(WORK INSTRUCTIONS): Keep pictures out. Copy exactly the lines from the one containing "Convert this chart to matplotlib code." to the one containing "ax.yaxis.set_label_coords(-0.212, 0.514)", endpoints included.

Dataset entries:
◇ ◇ ◇ ◇ ◇

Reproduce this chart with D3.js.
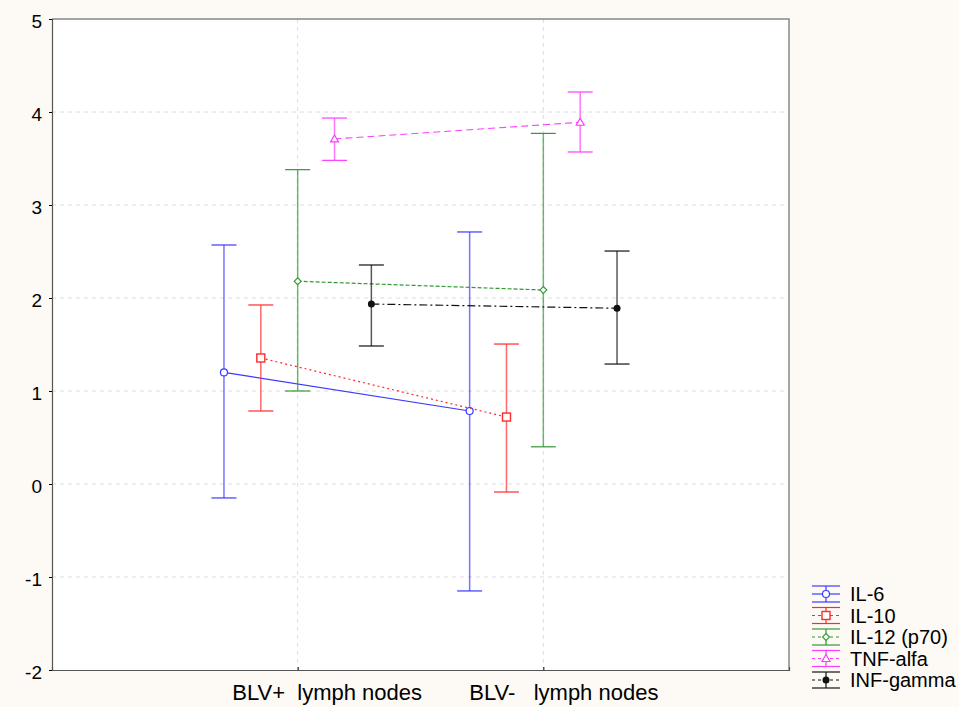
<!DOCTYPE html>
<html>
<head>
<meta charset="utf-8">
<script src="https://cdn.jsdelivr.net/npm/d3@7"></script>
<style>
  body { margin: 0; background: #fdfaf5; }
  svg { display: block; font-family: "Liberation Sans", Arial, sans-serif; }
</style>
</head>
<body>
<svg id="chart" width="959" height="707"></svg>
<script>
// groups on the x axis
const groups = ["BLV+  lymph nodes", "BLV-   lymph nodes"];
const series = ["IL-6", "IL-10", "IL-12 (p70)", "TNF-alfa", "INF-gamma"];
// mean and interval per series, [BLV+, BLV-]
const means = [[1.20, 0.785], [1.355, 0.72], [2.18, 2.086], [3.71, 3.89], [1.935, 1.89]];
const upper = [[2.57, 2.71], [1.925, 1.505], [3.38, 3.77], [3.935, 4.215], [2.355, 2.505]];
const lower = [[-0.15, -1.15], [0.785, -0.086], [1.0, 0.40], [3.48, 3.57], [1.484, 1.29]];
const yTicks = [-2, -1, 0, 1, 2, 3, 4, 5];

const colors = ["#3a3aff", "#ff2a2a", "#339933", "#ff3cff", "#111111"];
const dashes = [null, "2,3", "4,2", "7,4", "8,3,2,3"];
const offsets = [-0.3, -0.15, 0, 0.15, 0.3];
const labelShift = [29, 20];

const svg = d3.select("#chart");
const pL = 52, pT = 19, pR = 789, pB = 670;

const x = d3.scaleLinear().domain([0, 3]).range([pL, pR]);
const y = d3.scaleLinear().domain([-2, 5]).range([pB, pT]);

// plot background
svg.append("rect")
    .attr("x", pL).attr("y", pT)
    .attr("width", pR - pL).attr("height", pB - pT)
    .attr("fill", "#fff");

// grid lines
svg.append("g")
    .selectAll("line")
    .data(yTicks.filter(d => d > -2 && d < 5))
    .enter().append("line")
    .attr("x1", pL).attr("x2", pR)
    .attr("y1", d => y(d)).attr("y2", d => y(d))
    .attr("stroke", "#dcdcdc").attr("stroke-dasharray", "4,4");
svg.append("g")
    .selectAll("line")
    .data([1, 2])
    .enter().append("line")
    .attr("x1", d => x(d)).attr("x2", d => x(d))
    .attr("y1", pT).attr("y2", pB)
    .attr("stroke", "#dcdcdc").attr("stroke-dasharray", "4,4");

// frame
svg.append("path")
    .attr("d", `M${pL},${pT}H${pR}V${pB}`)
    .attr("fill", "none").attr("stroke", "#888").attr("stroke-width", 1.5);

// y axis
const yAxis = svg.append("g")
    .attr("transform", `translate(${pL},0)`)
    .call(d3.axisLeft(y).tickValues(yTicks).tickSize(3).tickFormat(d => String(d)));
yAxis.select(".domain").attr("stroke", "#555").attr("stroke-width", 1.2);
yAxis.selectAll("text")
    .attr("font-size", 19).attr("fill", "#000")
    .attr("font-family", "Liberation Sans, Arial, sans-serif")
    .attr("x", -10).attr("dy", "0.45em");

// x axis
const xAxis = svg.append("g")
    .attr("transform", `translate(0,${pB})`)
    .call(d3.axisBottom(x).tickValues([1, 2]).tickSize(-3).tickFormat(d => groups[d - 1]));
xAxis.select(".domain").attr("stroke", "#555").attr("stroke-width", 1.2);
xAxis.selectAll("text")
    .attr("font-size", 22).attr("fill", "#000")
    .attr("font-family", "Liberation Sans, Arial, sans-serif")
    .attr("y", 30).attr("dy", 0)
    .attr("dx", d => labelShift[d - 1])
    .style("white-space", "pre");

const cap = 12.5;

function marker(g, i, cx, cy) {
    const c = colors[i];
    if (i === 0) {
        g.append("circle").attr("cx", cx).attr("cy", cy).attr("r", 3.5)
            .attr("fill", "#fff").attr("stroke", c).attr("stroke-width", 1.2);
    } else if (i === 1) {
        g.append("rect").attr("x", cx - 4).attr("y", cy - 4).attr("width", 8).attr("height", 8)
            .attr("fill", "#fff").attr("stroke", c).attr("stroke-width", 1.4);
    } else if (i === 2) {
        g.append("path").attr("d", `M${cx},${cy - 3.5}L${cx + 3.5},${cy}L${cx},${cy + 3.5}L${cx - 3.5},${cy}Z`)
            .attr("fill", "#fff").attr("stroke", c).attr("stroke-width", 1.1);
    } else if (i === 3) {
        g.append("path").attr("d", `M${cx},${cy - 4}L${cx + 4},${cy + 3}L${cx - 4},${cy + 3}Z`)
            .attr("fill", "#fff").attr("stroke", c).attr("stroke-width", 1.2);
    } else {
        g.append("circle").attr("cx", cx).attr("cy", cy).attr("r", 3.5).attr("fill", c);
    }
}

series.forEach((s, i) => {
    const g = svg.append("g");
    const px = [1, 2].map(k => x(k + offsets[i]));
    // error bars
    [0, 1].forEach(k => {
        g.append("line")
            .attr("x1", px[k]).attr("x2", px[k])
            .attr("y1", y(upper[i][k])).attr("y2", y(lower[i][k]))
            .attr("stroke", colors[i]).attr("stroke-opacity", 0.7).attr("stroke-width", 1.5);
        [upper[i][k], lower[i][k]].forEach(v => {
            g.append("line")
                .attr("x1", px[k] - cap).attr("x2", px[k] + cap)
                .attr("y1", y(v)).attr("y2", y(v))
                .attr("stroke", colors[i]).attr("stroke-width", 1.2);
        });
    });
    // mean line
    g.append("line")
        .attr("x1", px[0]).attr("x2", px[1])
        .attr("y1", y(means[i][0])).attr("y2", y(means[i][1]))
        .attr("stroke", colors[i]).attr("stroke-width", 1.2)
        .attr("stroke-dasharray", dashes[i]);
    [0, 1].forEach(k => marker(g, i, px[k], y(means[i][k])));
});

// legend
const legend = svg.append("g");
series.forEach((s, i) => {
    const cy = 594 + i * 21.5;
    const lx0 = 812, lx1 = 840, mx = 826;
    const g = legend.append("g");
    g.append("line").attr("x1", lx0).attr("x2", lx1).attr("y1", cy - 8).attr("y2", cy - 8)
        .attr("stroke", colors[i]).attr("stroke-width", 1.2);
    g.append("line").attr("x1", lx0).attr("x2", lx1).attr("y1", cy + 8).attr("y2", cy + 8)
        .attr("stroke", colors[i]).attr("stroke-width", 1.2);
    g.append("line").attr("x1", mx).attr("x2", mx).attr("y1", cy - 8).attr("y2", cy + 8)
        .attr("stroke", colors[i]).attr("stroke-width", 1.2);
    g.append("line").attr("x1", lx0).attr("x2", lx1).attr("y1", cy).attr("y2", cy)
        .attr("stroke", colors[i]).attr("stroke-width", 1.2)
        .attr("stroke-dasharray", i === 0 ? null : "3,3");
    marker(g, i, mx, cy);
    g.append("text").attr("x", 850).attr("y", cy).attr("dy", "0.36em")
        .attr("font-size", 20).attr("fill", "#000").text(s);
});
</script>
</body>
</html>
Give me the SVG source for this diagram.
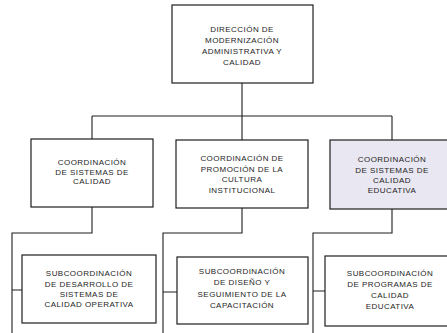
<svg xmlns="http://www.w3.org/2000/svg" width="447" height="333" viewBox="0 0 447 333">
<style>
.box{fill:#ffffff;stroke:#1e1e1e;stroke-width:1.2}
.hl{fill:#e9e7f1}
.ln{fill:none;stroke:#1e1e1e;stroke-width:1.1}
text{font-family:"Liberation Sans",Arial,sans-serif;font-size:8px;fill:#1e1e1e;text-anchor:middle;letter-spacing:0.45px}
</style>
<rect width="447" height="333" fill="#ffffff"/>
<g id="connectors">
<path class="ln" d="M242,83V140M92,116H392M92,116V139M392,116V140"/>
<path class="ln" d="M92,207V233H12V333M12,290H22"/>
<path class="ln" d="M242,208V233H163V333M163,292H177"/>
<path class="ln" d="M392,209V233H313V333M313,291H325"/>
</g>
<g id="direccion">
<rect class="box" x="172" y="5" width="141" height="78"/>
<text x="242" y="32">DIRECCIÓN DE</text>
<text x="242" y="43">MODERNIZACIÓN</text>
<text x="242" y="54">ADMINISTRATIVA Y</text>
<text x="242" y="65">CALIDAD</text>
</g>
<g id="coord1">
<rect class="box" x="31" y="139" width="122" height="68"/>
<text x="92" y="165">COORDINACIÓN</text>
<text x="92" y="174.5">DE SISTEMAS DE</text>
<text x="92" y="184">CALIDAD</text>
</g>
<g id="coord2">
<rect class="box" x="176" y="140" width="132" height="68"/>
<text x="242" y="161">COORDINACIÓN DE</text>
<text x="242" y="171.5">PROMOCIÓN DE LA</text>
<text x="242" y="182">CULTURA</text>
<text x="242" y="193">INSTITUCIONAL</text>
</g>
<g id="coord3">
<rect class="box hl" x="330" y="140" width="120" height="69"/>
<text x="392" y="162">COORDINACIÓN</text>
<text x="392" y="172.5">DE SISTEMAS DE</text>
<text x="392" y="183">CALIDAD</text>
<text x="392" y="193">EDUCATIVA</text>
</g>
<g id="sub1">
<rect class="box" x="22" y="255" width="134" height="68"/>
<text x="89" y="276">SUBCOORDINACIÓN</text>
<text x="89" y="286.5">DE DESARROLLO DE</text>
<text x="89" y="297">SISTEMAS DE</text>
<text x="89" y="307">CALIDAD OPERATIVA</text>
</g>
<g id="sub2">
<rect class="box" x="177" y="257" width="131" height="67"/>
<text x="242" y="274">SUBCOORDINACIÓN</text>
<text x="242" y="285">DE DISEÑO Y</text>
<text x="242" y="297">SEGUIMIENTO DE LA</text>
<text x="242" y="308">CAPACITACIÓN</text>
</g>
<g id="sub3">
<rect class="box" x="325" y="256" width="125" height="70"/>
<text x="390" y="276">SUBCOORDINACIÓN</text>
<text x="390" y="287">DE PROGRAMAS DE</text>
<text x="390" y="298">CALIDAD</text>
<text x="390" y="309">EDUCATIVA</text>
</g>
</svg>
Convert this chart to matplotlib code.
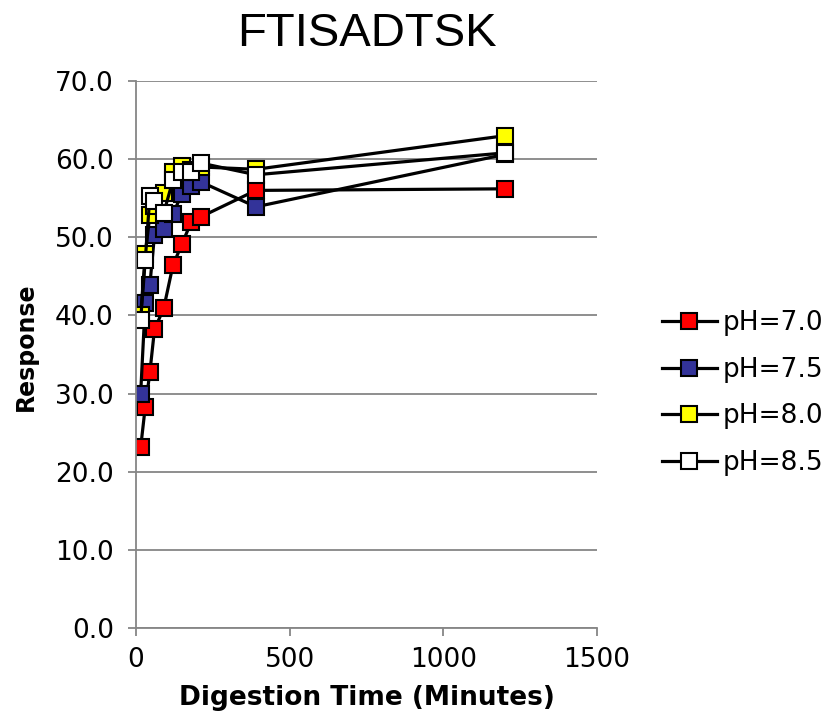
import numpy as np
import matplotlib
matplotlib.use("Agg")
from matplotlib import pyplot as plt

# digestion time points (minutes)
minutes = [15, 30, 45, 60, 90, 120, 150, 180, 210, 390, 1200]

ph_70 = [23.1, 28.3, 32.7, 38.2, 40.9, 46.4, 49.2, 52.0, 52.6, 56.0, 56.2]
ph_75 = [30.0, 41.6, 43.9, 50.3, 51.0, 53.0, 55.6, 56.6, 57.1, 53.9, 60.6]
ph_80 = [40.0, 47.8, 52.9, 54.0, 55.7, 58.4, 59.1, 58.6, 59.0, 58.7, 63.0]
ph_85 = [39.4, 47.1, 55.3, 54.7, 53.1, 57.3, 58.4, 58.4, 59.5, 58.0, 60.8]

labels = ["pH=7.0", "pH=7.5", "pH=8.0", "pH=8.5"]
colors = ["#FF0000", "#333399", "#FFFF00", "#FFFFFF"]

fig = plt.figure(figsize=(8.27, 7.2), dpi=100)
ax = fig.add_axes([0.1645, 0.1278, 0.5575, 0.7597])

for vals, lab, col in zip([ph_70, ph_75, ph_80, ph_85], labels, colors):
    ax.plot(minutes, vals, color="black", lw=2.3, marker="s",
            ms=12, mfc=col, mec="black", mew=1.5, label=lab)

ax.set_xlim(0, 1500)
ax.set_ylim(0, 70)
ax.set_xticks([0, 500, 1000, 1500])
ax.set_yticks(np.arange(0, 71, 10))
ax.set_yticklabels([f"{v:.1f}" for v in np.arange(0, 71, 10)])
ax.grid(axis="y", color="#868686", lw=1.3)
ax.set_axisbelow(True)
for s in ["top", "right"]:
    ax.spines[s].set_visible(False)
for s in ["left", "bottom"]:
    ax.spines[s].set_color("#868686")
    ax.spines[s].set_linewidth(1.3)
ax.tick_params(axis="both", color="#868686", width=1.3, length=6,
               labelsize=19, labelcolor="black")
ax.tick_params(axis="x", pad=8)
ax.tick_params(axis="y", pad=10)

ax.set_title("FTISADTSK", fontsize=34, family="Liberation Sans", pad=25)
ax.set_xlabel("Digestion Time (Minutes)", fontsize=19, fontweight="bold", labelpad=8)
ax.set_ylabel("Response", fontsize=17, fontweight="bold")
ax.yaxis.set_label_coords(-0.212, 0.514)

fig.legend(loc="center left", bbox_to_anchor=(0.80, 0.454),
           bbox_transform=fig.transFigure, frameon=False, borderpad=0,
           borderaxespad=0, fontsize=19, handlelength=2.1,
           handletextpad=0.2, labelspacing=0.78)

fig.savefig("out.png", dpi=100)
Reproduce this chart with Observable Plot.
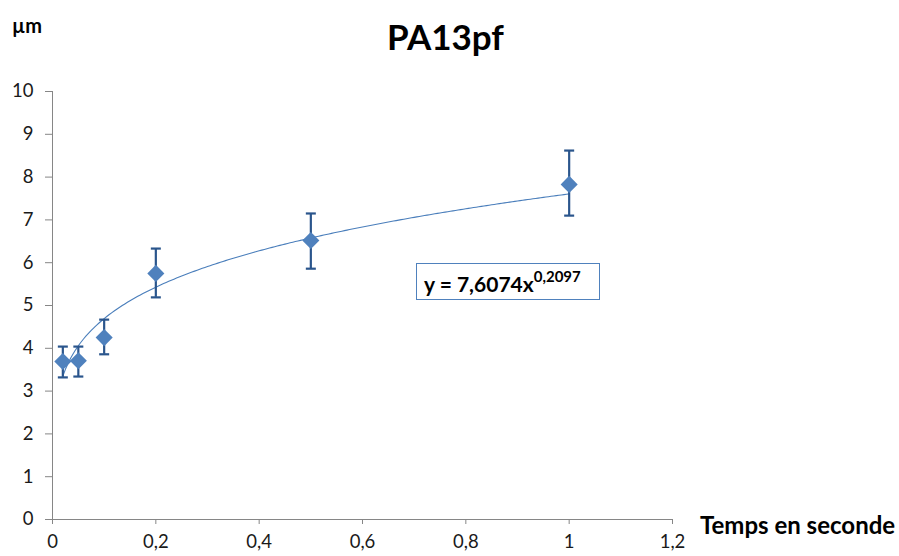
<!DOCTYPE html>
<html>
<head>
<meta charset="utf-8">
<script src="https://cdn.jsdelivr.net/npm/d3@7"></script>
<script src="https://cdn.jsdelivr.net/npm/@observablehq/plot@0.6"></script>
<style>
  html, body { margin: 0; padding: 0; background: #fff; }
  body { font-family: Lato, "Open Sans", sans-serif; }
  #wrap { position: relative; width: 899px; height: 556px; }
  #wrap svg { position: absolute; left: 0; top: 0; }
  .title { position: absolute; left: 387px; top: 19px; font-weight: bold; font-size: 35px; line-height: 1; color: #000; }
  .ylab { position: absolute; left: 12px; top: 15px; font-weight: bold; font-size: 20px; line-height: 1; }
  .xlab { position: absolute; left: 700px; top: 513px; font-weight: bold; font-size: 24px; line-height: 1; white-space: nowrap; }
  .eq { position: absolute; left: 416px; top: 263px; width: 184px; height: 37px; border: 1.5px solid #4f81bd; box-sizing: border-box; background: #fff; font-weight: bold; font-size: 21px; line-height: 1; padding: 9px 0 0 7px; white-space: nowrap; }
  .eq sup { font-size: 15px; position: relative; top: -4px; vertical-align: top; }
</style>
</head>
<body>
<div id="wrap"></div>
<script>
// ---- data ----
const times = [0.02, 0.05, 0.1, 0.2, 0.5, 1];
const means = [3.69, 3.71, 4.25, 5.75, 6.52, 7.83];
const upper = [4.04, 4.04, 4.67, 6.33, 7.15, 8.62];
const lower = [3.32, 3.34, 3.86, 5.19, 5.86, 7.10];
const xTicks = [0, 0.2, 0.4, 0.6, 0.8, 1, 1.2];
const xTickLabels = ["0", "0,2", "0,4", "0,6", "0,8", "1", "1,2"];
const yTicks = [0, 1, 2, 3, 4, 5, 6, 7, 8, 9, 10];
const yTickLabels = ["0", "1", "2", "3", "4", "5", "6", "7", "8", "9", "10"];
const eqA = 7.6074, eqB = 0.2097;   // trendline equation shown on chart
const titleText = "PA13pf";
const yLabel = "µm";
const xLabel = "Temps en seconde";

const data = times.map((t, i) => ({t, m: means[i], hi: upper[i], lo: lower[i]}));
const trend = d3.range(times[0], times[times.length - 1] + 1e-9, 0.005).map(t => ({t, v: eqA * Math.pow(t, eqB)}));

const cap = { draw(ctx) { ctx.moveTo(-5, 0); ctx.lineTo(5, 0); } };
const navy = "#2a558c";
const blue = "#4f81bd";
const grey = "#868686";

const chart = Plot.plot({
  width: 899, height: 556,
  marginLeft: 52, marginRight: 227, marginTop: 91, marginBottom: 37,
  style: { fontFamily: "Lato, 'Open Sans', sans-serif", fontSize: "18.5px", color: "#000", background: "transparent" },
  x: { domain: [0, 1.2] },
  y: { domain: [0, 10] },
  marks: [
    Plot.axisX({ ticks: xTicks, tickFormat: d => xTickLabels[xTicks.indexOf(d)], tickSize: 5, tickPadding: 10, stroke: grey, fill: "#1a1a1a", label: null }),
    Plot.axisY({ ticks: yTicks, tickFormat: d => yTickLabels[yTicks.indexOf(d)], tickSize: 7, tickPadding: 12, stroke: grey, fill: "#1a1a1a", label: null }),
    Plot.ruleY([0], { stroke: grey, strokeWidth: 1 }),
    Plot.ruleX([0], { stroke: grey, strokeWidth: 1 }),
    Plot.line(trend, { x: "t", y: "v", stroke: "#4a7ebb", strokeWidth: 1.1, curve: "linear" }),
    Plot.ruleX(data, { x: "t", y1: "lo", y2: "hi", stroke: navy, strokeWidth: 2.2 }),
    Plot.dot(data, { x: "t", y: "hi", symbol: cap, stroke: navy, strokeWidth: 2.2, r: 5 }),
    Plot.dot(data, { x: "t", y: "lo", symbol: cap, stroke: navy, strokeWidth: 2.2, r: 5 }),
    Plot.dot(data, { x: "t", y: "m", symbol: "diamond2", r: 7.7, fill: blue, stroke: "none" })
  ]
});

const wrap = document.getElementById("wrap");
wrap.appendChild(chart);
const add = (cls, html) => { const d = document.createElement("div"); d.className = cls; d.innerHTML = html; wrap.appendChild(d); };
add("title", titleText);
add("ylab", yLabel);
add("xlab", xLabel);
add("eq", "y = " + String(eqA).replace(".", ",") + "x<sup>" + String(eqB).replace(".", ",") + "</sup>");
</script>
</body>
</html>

◇ ◇ ◇ ◇ ◇

(TASK SOLUTION):
Convert this chart to matplotlib code.
import numpy as np
import matplotlib
matplotlib.use("Agg")
from matplotlib import pyplot as plt

# digestion time points (minutes)
minutes = [15, 30, 45, 60, 90, 120, 150, 180, 210, 390, 1200]

ph_70 = [23.1, 28.3, 32.7, 38.2, 40.9, 46.4, 49.2, 52.0, 52.6, 56.0, 56.2]
ph_75 = [30.0, 41.6, 43.9, 50.3, 51.0, 53.0, 55.6, 56.6, 57.1, 53.9, 60.6]
ph_80 = [40.0, 47.8, 52.9, 54.0, 55.7, 58.4, 59.1, 58.6, 59.0, 58.7, 63.0]
ph_85 = [39.4, 47.1, 55.3, 54.7, 53.1, 57.3, 58.4, 58.4, 59.5, 58.0, 60.8]

labels = ["pH=7.0", "pH=7.5", "pH=8.0", "pH=8.5"]
colors = ["#FF0000", "#333399", "#FFFF00", "#FFFFFF"]

fig = plt.figure(figsize=(8.27, 7.2), dpi=100)
ax = fig.add_axes([0.1645, 0.1278, 0.5575, 0.7597])

for vals, lab, col in zip([ph_70, ph_75, ph_80, ph_85], labels, colors):
    ax.plot(minutes, vals, color="black", lw=2.3, marker="s",
            ms=12, mfc=col, mec="black", mew=1.5, label=lab)

ax.set_xlim(0, 1500)
ax.set_ylim(0, 70)
ax.set_xticks([0, 500, 1000, 1500])
ax.set_yticks(np.arange(0, 71, 10))
ax.set_yticklabels([f"{v:.1f}" for v in np.arange(0, 71, 10)])
ax.grid(axis="y", color="#868686", lw=1.3)
ax.set_axisbelow(True)
for s in ["top", "right"]:
    ax.spines[s].set_visible(False)
for s in ["left", "bottom"]:
    ax.spines[s].set_color("#868686")
    ax.spines[s].set_linewidth(1.3)
ax.tick_params(axis="both", color="#868686", width=1.3, length=6,
               labelsize=19, labelcolor="black")
ax.tick_params(axis="x", pad=8)
ax.tick_params(axis="y", pad=10)

ax.set_title("FTISADTSK", fontsize=34, family="Liberation Sans", pad=25)
ax.set_xlabel("Digestion Time (Minutes)", fontsize=19, fontweight="bold", labelpad=8)
ax.set_ylabel("Response", fontsize=17, fontweight="bold")
ax.yaxis.set_label_coords(-0.212, 0.514)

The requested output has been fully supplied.